# How does centripetal force changes the direction of velocity isn't it a violation to Newton's second law of motion?

Newton's second law is a vector law. When when we resolve it in component form along x,y and z axes we can conclude that force changes only the component of velocity along it ie for example if only force is along x axis the velocity along x axis only changes but not other two. So why in a uniform circular motion the centripetal force changes the direction of velocity even if it is perpendicular to velocity.

My reasoning is that at any instant say at $t = 0$ the force is along radius and perpendicular to velocity, at t=dt the velocity perpendicular to force is unchanged both in magnitude and direction but a new velocity is gained dv in dt time which is along the radius and now the resultant velocity has the same magnitude as before approximately but a different direction.

Is my reasoning correct or is there some a other explanation?

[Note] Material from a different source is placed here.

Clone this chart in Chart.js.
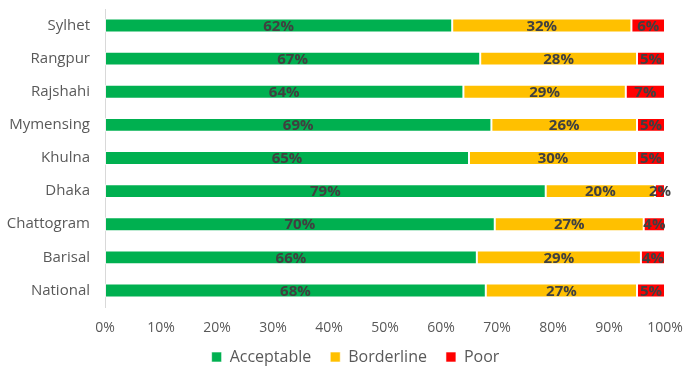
<!DOCTYPE html>
<html>
<head>
<meta charset="utf-8">
<script src="https://cdn.jsdelivr.net/npm/chart.js@4.4.1/dist/chart.umd.min.js"></script>
<style>
  html, body { margin: 0; padding: 0; background: #fff; }
  #wrap { width: 685px; height: 370px; }
</style>
</head>
<body>
<div id="wrap"><canvas id="grafiek" width="685" height="370"></canvas></div>
<script>
const divisies = ["Sylhet", "Rangpur", "Rajshahi", "Mymensing", "Khulna", "Dhaka", "Chattogram", "Barisal", "National"];
const acceptabel = [62, 67, 64, 69, 65, 78.7, 69.6, 66.4, 68];
const grensgeval = [32, 28, 29, 26, 30, 19.5, 26.6, 29.3, 27];
const slecht = [6, 5, 7, 5, 5, 1.8, 3.8, 4.3, 5];
const asTicks = [0, 10, 20, 30, 40, 50, 60, 70, 80, 90, 100];

const lettertype = "'Open Sans', 'Noto Sans', sans-serif";

// afgeronde percentages midden in elk stuk van de balk
const waardeLabels = {
    id: 'waardeLabels',
    afterDatasetsDraw(chart) {
        const ctx = chart.ctx;
        ctx.save();
        ctx.font = "bold 15px " + lettertype;
        ctx.fillStyle = "#404040";
        ctx.textAlign = "center";
        ctx.textBaseline = "middle";
        chart.data.datasets.forEach((ds, i) => {
            const meta = chart.getDatasetMeta(i);
            meta.data.forEach((bar, j) => {
                const x = (bar.x + bar.base) / 2;
                ctx.fillText(Math.round(ds.data[j]) + "%", x, bar.y + 1);
            });
        });
        ctx.restore();
    }
};

// legenda iets hoger en meer naar rechts zetten
const legendaVerschuiven = {
    id: 'legendaVerschuiven',
    afterLayout(chart) {
        const lg = chart.legend;
        if (lg) {
            lg.top -= 10;
            lg.bottom -= 10;
            lg.left += 23;
            lg.right += 23;
        }
    }
};

function geenPadding(scale) {
    scale.paddingTop = 0;
    scale.paddingBottom = 0;
    scale.paddingLeft = 0;
    scale.paddingRight = 0;
}

new Chart(document.getElementById('grafiek'), {
    type: 'bar',
    data: {
        labels: divisies,
        datasets: [
            { label: "Acceptable", data: acceptabel, backgroundColor: "#00B050" },
            { label: "Borderline", data: grensgeval, backgroundColor: "#FFC000" },
            { label: "Poor", data: slecht, backgroundColor: "#FF0000" }
        ].map(d => ({
            ...d,
            borderColor: "rgba(255,255,255,0.6)",
            borderWidth: 1,
            borderSkipped: false,
            categoryPercentage: 1,
            barPercentage: 0.42
        }))
    },
    options: {
        indexAxis: 'y',
        responsive: false,
        animation: false,
        layout: { padding: { top: 9, right: 20, bottom: -15, left: 0 } },
        plugins: {
            tooltip: { enabled: false },
            legend: {
                position: 'bottom',
                labels: {
                    boxWidth: 10,
                    boxHeight: 10,
                    padding: 19,
                    color: "#595959",
                    font: { family: lettertype, size: 16 }
                }
            }
        },
        scales: {
            x: {
                stacked: true,
                min: 0,
                max: 100,
                afterBuildTicks(scale) {
                    scale.ticks = asTicks.map(v => ({ value: v }));
                },
                afterFit(scale) {
                    scale.height = 33;
                    geenPadding(scale);
                },
                grid: { display: false, drawTicks: false },
                border: { display: false },
                ticks: {
                    padding: 13,
                    color: "#595959",
                    font: { family: lettertype, size: 14 },
                    callback: v => v + "%"
                }
            },
            y: {
                stacked: true,
                afterFit(scale) {
                    scale.width = 105;
                    geenPadding(scale);
                },
                grid: { display: false, drawTicks: false },
                border: { display: true, color: "#d9d9d9", width: 1 },
                ticks: {
                    padding: 15,
                    color: "#595959",
                    font: { family: lettertype, size: 15 }
                }
            }
        }
    },
    plugins: [waardeLabels, legendaVerschuiven]
});
</script>
</body>
</html>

• Yup, you're correct – Jim Apr 12 '17 at 19:21
• So basically we are ignoring the small change in speed at all times!! – Matt Apr 12 '17 at 19:22
• nope, the magnitude remains constant. The amount $dv$ is so small that it's actually zero. But after each $dt$, there's a corresponding $d\theta$ change in the radial direction. Over the next $dt$, there's a bit more added to the velocity in one direction but subtracted from the velocity in the other direction – Jim Apr 12 '17 at 19:28
• Can you please elaborate a little. – Matt Apr 12 '17 at 19:31
• I really thought I had. What part was confusing? – Jim Apr 12 '17 at 19:33

One can always express the position of some object with respect to some origin as a vector in as $\mathbf r = r \hat r$ where $\mathbf r$ is the object's position vector, $r$ is the magnitude of that position vector, and $\hat r$ is the unit vector parallel to $\mathbf r$. Differentiating with respect to time yields $\mathbf v \equiv \dot{\mathbf r} = \dot r \hat r + r \dot{\hat r}$.
If the radial distance is constant, $\dot r$ is identically zero. But what about $\dot{\hat r}$? This is a unit vector, which is a special case of a constant length vector. Consider a vector $\mathbf x$ whose length is constant with respect to time: $||\mathbf x||^2 = \mathbf x \cdot \mathbf x= \text{const}$. Differentiating with respect to time yields $\mathbf x \cdot \dot{\mathbf x} = 0$. In other words, the time derivative of a constant length vector is either zero or is normal to that constant length vector. A unit vector is obviously a special case of a constant length vector.